BHP Billiton to buy Petrohawk for £7.4bn
Top global miner BHP Billiton will buy US gas producer Petrohawk Energy Corp for $12.1 billion (£7.4bn), ramping up its bets on the booming but environmentally controversial shale gas industry.
The agreed all-cash deal is pitched at a 65 per cent premium to Petrohawk last-traded share price, and follows BHP’s $4.75bn purchase of Chesapeake Energy’s interest in an Arkansas shale gas field in February.
Peter Chilton, portfolio manager at Constellation Capital Management, said he believed BHP felt secure about the premium being paid and was positioning itself for a US economic rebound.
“Their view on their first shale buy was they were buying at bottom-of-the-cycle prices. I guess they see value here,” he said. “With oil prices where they are, it’s pretty hard to find opportunities that are not fully priced.”
BHP, known as “The Big Australian” has run into repeated regulatory hurdles with deals in its mining operations and its $39 billion bid for Canada’s Potash Corp was stymied by regulators last year.
CEO Marius Kloppers said the company was “very highly” likely to be involved in further consolidation in the petroleum industry.
CASH GOES TO WORK
BHP will use its abundant cash reserves to fund the deal, which comes at time when companies are looking to snap up raw materials to fuel strong demand from emerging markets.
This week alone, $24.9bn worth of Asia resource-related deals have been announced, according to Thomson Reuters data.
BHP said that once the Petrohawk deal was completed, it embark on aggressive spending of more than $40bn over the next decade to develop Petrohawk’s three major fields, all in the “sweet spot” for shale gas in the southern United States.
“This transaction will have extremely strong returns and development potential for a very, very long time,” BHP’s petroleum chief, J. Michael Yeager, told a briefing, adding it could more than double the division’s existing resource base.
The acquisition gives BHP a risked resource base of 35 trillion cubic feet equivalent, the firm said, adding there was a break fee in the deal of $395 million.
Petrohawk shares last closed at $23.49 compared with the $38.75 offer price. BHP shares fell 2 percent to A$42.76, lagging the broader market, with some analysts now questioning its ability to continue fund more multi-billion-dollar share buybacks.

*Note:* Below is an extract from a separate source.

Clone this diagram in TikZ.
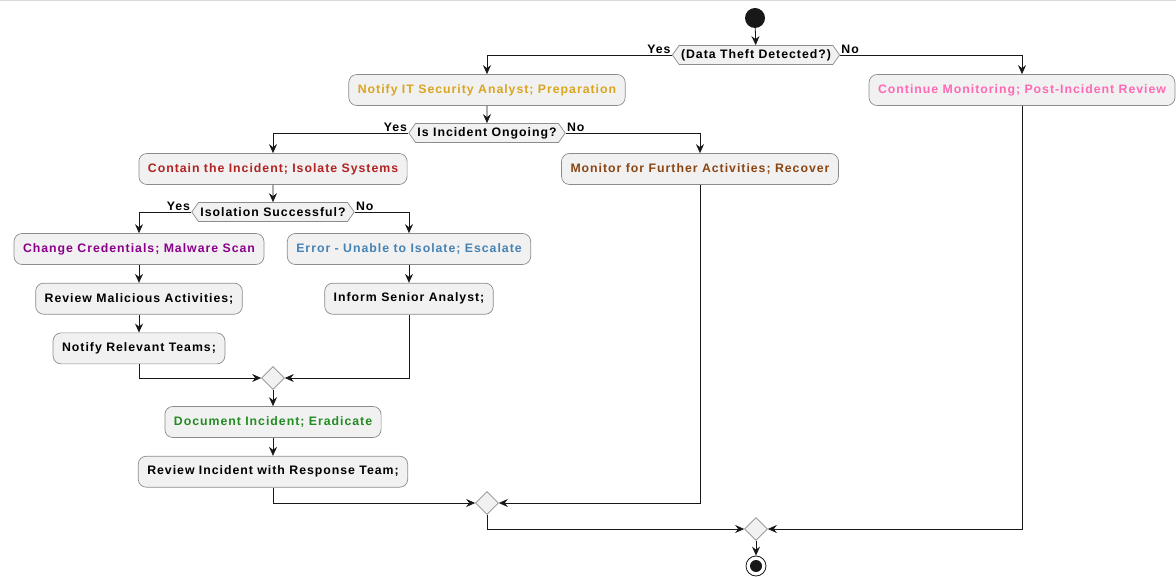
\documentclass[tikz,border=0pt]{standalone}
\usepackage{fontspec}
\setmainfont{Liberation Sans}
\usepackage{tikz}
\usetikzlibrary{shapes.geometric, shapes.symbols, arrows.meta, positioning}

\definecolor{goldtxt}{HTML}{DAA520}
\definecolor{pinktxt}{HTML}{FF69B4}
\definecolor{redtxt}{HTML}{B22222}
\definecolor{browntxt}{HTML}{8B4513}
\definecolor{purpletxt}{HTML}{8B008B}
\definecolor{bluetxt}{HTML}{4682B4}
\definecolor{greentxt}{HTML}{228B22}
\definecolor{boxfill}{HTML}{F1F1F1}
\definecolor{linecol}{HTML}{181818}

\begin{document}
\begin{tikzpicture}[x=1pt, y=-1pt, font=\fontsize{12.3}{14}\selectfont\bfseries\addfontfeatures{LetterSpace=8}]
\tikzstyle{block} = [rectangle, rounded corners=8pt, minimum height=31pt, inner xsep=9pt, text centered, draw=black!45, line width=0.7pt, fill=boxfill]
\tikzstyle{decision} = [signal, signal to=east and west, signal pointer angle=110, minimum height=19pt, inner xsep=2pt, inner ysep=1pt, draw=black!45, line width=0.7pt, fill=boxfill]
\tikzstyle{merge} = [diamond, minimum size=23pt, inner sep=0pt, draw=black!45, line width=0.7pt, fill=boxfill]
\tikzstyle{line} = [draw, color=linecol, line width=0.8pt, -{Stealth[length=9pt, width=8pt, inset=3pt]}]
\tikzstyle{lbl} = [inner sep=1pt, text=black]

\useasboundingbox (0,0) rectangle (1176,577);
\draw [black!15, line width=1pt] (0,0.5) -- (1176,0.5);

\node (start) [circle, fill=linecol, minimum size=20pt, inner sep=0pt] at (755,18) {};
\node (dec1) [decision] at (756,55) {(Data Theft Detected?)};
\node (notify) [block, text=goldtxt] at (487,90) {Notify IT Security Analyst; Preparation};
\node (continue) [block, text=pinktxt] at (1022,90) {Continue Monitoring; Post-Incident Review};
\node (dec2) [decision] at (487,133) {Is Incident Ongoing?};
\node (contain) [block, text=redtxt] at (273,169) {Contain the Incident; Isolate Systems};
\node (monitor) [block, text=browntxt] at (700,169) {Monitor for Further Activities; Recover};
\node (dec3) [decision] at (273,212) {Isolation Successful?};
\node (change) [block, text=purpletxt] at (139,249) {Change Credentials; Malware Scan};
\node (error) [block, text=bluetxt] at (409,249) {Error - Unable to Isolate; Escalate};
\node (malicious) [block, below=18pt of change] {Review Malicious Activities;};
\node (senior) [block, below=18pt of error] {Inform Senior Analyst;};
\node (teams) [block, below=18pt of malicious] {Notify Relevant Teams;};
\node (merge1) [merge] at (273,378) {};
\node (document) [block, text=greentxt] at (273,422) {Document Incident; Eradicate};
\node (review) [block, below=18pt of document] {Review Incident with Response Team;};
\node (merge2) [merge] at (487,503) {};
\node (merge3) [merge] at (756,529) {};
\node (stop) [circle, draw=linecol, line width=0.8pt, minimum size=20pt, inner sep=0pt] at (756,566) {};
\node (stopdot) [circle, fill=linecol, minimum size=12pt, inner sep=0pt] at (stop) {};

\path [line] (start) -- (dec1);
\path [line] (dec1.west) -| node [lbl, pos=0, anchor=south east] {Yes} (notify);
\path [line] (dec1.east) -| node [lbl, pos=0, anchor=south west] {No} (continue);
\path [line] (notify) -- (dec2);
\path [line] (dec2.west) -| node [lbl, pos=0, anchor=south east] {Yes} (contain);
\path [line] (dec2.east) -| node [lbl, pos=0, anchor=south west] {No} (monitor);
\path [line] (contain) -- (dec3);
\path [line] (dec3.west) -| node [lbl, pos=0, anchor=south east] {Yes} (change);
\path [line] (dec3.east) -| node [lbl, pos=0, anchor=south west] {No} (error);
\path [line] (change) -- (malicious);
\path [line] (malicious) -- (teams);
\path [line] (error) -- (senior);
\path [line] (teams) |- (merge1);
\path [line] (senior) |- (merge1);
\path [line] (merge1) -- (document);
\path [line] (document) -- (review);
\path [line] (review) |- (merge2);
\path [line] (monitor) |- (merge2);
\path [line] (merge2) |- (merge3);
\path [line] (continue) |- (merge3);
\path [line] (merge3) -- (stop);

\end{tikzpicture}
\end{document}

BHP Chief Executive Marius Kloppers would not be drawn on this issue. “I don’t want to rule in or rule out additional buy-backs…,” he told the briefing.
But Perpetual fund manager James Bruce said the Petrohawk deal should not halt more capital returns. “This is a company with significant cash flows and there are options for the board to increase the dividend and/or announce another buyback.”

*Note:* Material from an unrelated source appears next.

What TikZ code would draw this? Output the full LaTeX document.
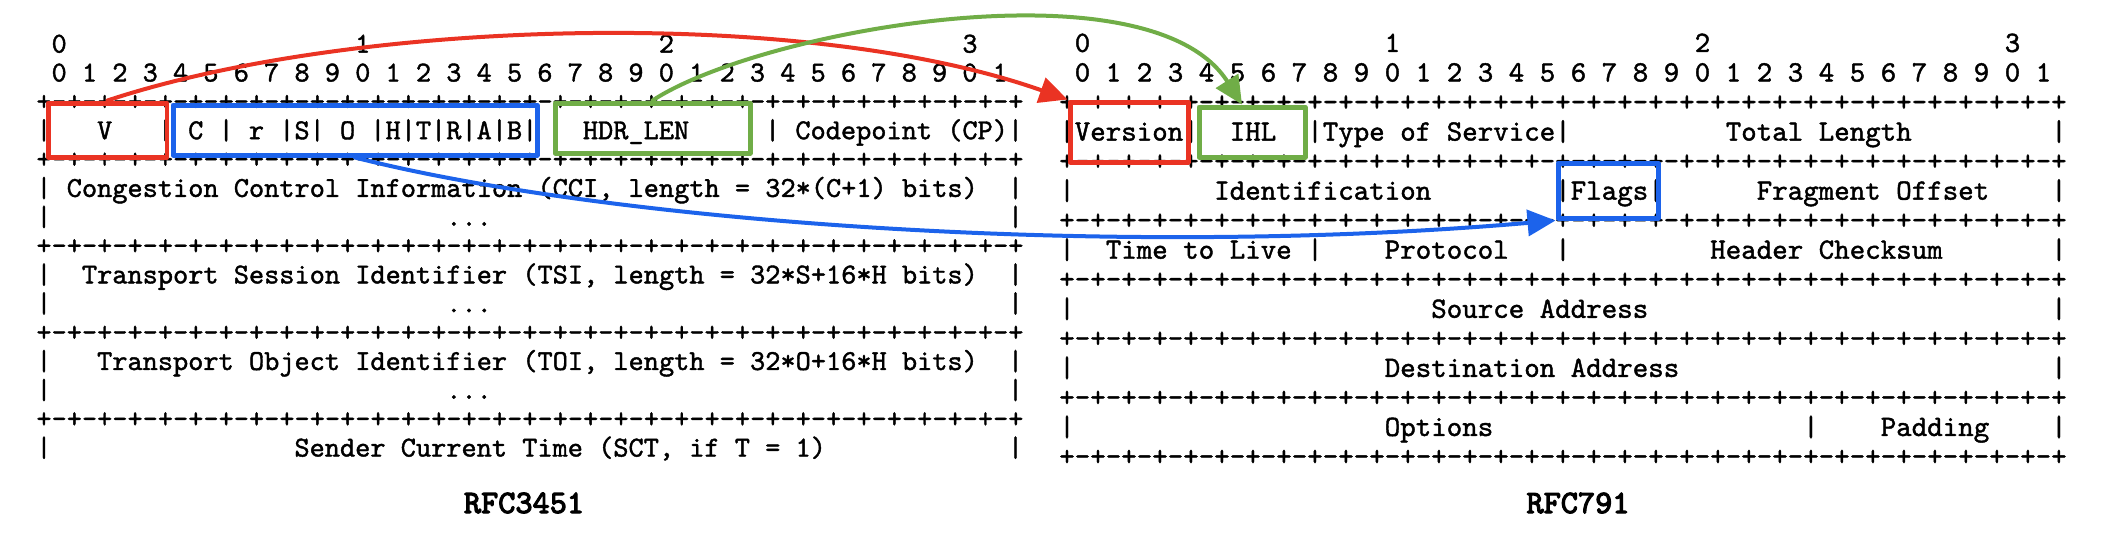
\documentclass[tikz,border=0pt]{standalone}
\usepackage{fontspec}
\usetikzlibrary{arrows.meta}
\newfontfamily\asciifont{lmmono10-regular.otf}[FakeBold=1.4]
\newfontfamily\rfcfont{lmmono10-regular.otf}[FakeBold=3.5]
\definecolor{boxred}{RGB}{234,51,35}
\definecolor{boxblue}{RGB}{28,99,235}
\definecolor{boxgreen}{RGB}{112,173,71}
\newcommand\sepline{+\foreach \i in {1,...,32}{-+}}
\begin{document}
\frenchspacing
\begin{tikzpicture}[line join=round,line cap=round,x=0.1mm,y=-0.1mm]
	\tikzset{asc/.style={anchor=base west,inner sep=0pt,outer sep=0pt},
		fieldbox/.style={draw,line width=0.5mm,inner sep=0pt},
		link/.style={line width=0.4mm,-{Triangle[length=2.8mm,width=2.6mm]}},
		rfc/.style={font=\fontsize{9.3}{10}\selectfont\rfcfont,inner sep=0pt}}
	\useasboundingbox (0,0) rectangle (2124,548);
	%RFC3451
	\begin{scope}[shift={(44,52.65)},x=1.518mm,y=-2.885mm,every node/.append style={font=\fontsize{8.23}{9}\selectfont\asciifont}]
		\foreach \t in {0,...,3} \node[asc] (lt\t) at (20*\t+0.5,0) {\t};
		\foreach \b [evaluate=\b as \d using {int(mod(\b,10))}] in {0,...,31} \node[asc] (lb\b) at (2*\b+0.5,1) {\d};
		\foreach \r in {2,4,7,10,13} \node[asc] (ls\r) at (-0.5,\r) {\sepline};
		\foreach \r in {3,5,6,8,9,11,12,14} {\node[asc] (lw\r) at (-0.5,\r) {|}; \node[asc] (le\r) at (63.5,\r) {|};}
		\foreach \r in {6,9,12} \node[asc] (ld\r) at (26.5,\r) {...};
		\foreach \c/\r/\t in {4/3/V,8/3/|,10/3/C,12/3/|,14/3/r,16/3/|S|,20/3/O,22/3/|H|T|R|A|B|,36/3/HDR\_LEN,48/3/|,50/3/Codepoint (CP),
			2/5/{Congestion Control Information (CCI, length = 32*(C+1) bits)},
			3/8/{Transport Session Identifier (TSI, length = 32*S+16*H bits)},
			4/11/{Transport Object Identifier (TOI, length = 32*O+16*H bits)},
			17/14/{Sender Current Time (SCT, if T = 1)}}
		\node[asc] (l\c-\r) at (\c-0.5,\r) {\t};
	\end{scope}
	%RFC791
	\begin{scope}[shift={(1067,51.96)},x=1.55mm,y=-2.954mm,every node/.append style={font=\fontsize{8.4}{9}\selectfont\asciifont}]
		\foreach \t in {0,...,3} \node[asc] (rt\t) at (20*\t+0.5,0) {\t};
		\foreach \b [evaluate=\b as \d using {int(mod(\b,10))}] in {0,...,31} \node[asc] (rb\b) at (2*\b+0.5,1) {\d};
		\foreach \r in {2,4,...,14} \node[asc] (rs\r) at (-0.5,\r) {\sepline};
		\foreach \r in {3,5,...,13} {\node[asc] (rw\r) at (-0.5,\r) {|}; \node[asc] (re\r) at (63.5,\r) {|};}
		\foreach \c/\r/\t in {1/3/Version,8/3/|,11/3/IHL,16/3/|,17/3/Type of Service,32/3/|,43/3/Total Length,
			10/5/Identification,32/5/|Flags|,45/5/Fragment Offset,
			3/7/Time to Live,16/7/|,21/7/Protocol,32/7/|,42/7/Header Checksum,
			24/9/Source Address,21/11/Destination Address,
			21/13/Options,48/13/|,53/13/Padding}
		\node[asc] (r\c-\r) at (\c-0.5,\r) {\t};
	\end{scope}
	%fields
	\node[fieldbox,boxred,minimum width=11.9mm,minimum height=5.4mm] (lctV) at (107.5,130) {};
	\node[fieldbox,boxblue,minimum width=36.4mm,minimum height=5mm] (lctFlags) at (355,130) {};
	\node[fieldbox,boxgreen,minimum width=19.5mm,minimum height=5mm] (lctHdrLen) at (652.5,128) {};
	\node[fieldbox,boxred,minimum width=11.8mm,minimum height=6mm] (ipVersion) at (1129,132) {};
	\node[fieldbox,boxgreen,minimum width=10.6mm,minimum height=5mm] (ipIHL) at (1252,132) {};
	\node[fieldbox,boxblue,minimum width=10mm,minimum height=5.5mm] (ipFlags) at (1608,190.5) {};
	\draw[link,boxred] (lctV.north) .. controls (350,20) and (800,5) .. (ipVersion.north west);
	\draw[link,boxgreen] (lctHdrLen.north) .. controls (760,30) and (1150,-40) .. (ipIHL.110);
	\draw[link,boxblue] (lctFlags.south) .. controls (600,220) and (1100,260) .. (ipFlags.south west);
	\node[rfc] (rfcL) at (524,503) {RFC3451};
	\node[rfc] (rfcR) at (1578,503) {RFC791};
\end{tikzpicture}
\end{document}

HUGE POTENTIAL VS ENVIRONMENTAL CONCERNS
Petrohawk’s assets cover about 1 million net acres in Texas and Louisiana, with estimated 2011 net production of around 950 million cubic feet equivalent per day, or 158,000 barrels of oil equivalent per day.
BHP is targeting shale gas as it emerges as a major source of cleaner-burning fuel in a world increasingly looking for alternatives to coal-fired energy. Gas produces about half the emissions of coal when burnt to make electricity, BHP said.
“If the whole continent of Australia used electricity sourced from natural gas…this thing we purchased would supply that need for 18 years,” said BHP’s Yeager, illustrating the resource base to a briefing of mostly Australian analysts.
The International Energy Agency has said around 40 percent of the increase in global gas production between now and 2035 will come from unconventional gas exploration, such as fracking shale gas or coalbed methane gas, also known as coal seam gas.
BHP estimated shale gas would account for half of total the U.S. gas market by 2030 and also noted shale gas can provide returns in months, compared with the five years or more of development required to bring offshore oil and gas on stream.
But shale gas is also beset by environmental concerns.
Since March 2010, the U.S. Environmental Protection Agency and other federal agencies have been reviewing the environmental and health impact of shale gas drilling, which could mean new regulations on the sector.
In April, a blowout of a natural gas well in Pennsylvania spewed thousands of gallons of drilling fluid that contaminated local waterways and intensified debate over a shale drilling method called hydraulic fracturing or “fracking.”
In targeting shale gas, BHP is biting off smaller deals than the blockbuster takeovers it has tried and failed to secure over the past three years, including the Potash Corp bid.
Early in his tenure as BHP CEO Kloppers also launched an audacious but ultimately mistimed play for rival Rio Tinto just before the global credit crisis in 2008. He later attempted a $116 billion merger of BHP and rival Rio Tinto’s iron ore businesses, but that too failed.
In the latest deal, BHP is advised by Barclays Capital and Scotia Waterous, and Petrohawk is advised by Goldman Sachs.